SUPPLIED DATA =>
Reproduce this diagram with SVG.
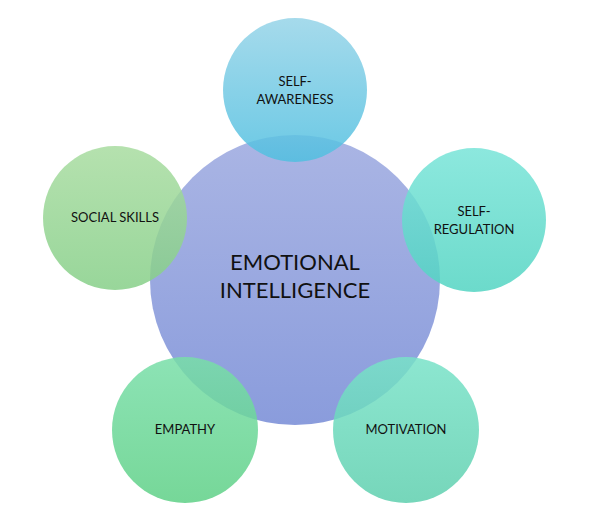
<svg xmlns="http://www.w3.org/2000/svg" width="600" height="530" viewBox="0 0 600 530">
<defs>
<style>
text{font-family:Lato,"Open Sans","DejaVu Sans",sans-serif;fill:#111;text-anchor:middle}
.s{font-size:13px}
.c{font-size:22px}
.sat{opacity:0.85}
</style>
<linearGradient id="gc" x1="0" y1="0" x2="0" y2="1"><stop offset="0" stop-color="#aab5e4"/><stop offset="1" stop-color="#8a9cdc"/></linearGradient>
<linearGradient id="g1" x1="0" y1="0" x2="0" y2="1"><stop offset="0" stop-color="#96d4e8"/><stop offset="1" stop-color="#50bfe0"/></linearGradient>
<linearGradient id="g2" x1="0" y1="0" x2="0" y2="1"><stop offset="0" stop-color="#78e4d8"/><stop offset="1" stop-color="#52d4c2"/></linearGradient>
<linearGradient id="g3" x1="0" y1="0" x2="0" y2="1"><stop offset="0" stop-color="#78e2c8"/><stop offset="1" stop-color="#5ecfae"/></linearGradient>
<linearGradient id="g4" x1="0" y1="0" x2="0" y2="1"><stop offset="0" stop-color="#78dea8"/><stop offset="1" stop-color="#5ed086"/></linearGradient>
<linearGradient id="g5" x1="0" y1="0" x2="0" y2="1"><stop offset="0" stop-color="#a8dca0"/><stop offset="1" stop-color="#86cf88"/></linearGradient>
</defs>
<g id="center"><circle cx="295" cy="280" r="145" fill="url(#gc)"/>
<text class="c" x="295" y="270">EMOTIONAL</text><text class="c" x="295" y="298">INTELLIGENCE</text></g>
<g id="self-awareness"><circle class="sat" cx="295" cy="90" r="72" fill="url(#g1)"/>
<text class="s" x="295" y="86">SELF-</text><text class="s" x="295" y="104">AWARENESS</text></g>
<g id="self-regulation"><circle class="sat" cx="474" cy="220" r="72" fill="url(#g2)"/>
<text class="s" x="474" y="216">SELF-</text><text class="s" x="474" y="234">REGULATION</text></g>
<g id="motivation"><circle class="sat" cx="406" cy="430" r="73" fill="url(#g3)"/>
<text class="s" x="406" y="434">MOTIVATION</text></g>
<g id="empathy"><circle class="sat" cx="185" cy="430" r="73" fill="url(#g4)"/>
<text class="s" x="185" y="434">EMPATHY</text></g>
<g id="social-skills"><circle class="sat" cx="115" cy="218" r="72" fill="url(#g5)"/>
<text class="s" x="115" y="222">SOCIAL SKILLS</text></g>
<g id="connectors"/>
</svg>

DESCRIPTION OF THE TASK => Quote the full listing above word for word; exclude every picture from the copy.

SOLUTION TO THIS PROBLEM =>
Reproduce this diagram with SVG.
<svg xmlns="http://www.w3.org/2000/svg" width="600" height="530" viewBox="0 0 600 530">
<defs>
<style>
text{font-family:Lato,"Open Sans","DejaVu Sans",sans-serif;fill:#111;text-anchor:middle}
.s{font-size:13px}
.c{font-size:22px}
.sat{opacity:0.85}
</style>
<linearGradient id="gc" x1="0" y1="0" x2="0" y2="1"><stop offset="0" stop-color="#aab5e4"/><stop offset="1" stop-color="#8a9cdc"/></linearGradient>
<linearGradient id="g1" x1="0" y1="0" x2="0" y2="1"><stop offset="0" stop-color="#96d4e8"/><stop offset="1" stop-color="#50bfe0"/></linearGradient>
<linearGradient id="g2" x1="0" y1="0" x2="0" y2="1"><stop offset="0" stop-color="#78e4d8"/><stop offset="1" stop-color="#52d4c2"/></linearGradient>
<linearGradient id="g3" x1="0" y1="0" x2="0" y2="1"><stop offset="0" stop-color="#78e2c8"/><stop offset="1" stop-color="#5ecfae"/></linearGradient>
<linearGradient id="g4" x1="0" y1="0" x2="0" y2="1"><stop offset="0" stop-color="#78dea8"/><stop offset="1" stop-color="#5ed086"/></linearGradient>
<linearGradient id="g5" x1="0" y1="0" x2="0" y2="1"><stop offset="0" stop-color="#a8dca0"/><stop offset="1" stop-color="#86cf88"/></linearGradient>
</defs>
<g id="center"><circle cx="295" cy="280" r="145" fill="url(#gc)"/>
<text class="c" x="295" y="270">EMOTIONAL</text><text class="c" x="295" y="298">INTELLIGENCE</text></g>
<g id="self-awareness"><circle class="sat" cx="295" cy="90" r="72" fill="url(#g1)"/>
<text class="s" x="295" y="86">SELF-</text><text class="s" x="295" y="104">AWARENESS</text></g>
<g id="self-regulation"><circle class="sat" cx="474" cy="220" r="72" fill="url(#g2)"/>
<text class="s" x="474" y="216">SELF-</text><text class="s" x="474" y="234">REGULATION</text></g>
<g id="motivation"><circle class="sat" cx="406" cy="430" r="73" fill="url(#g3)"/>
<text class="s" x="406" y="434">MOTIVATION</text></g>
<g id="empathy"><circle class="sat" cx="185" cy="430" r="73" fill="url(#g4)"/>
<text class="s" x="185" y="434">EMPATHY</text></g>
<g id="social-skills"><circle class="sat" cx="115" cy="218" r="72" fill="url(#g5)"/>
<text class="s" x="115" y="222">SOCIAL SKILLS</text></g>
<g id="connectors"/>
</svg>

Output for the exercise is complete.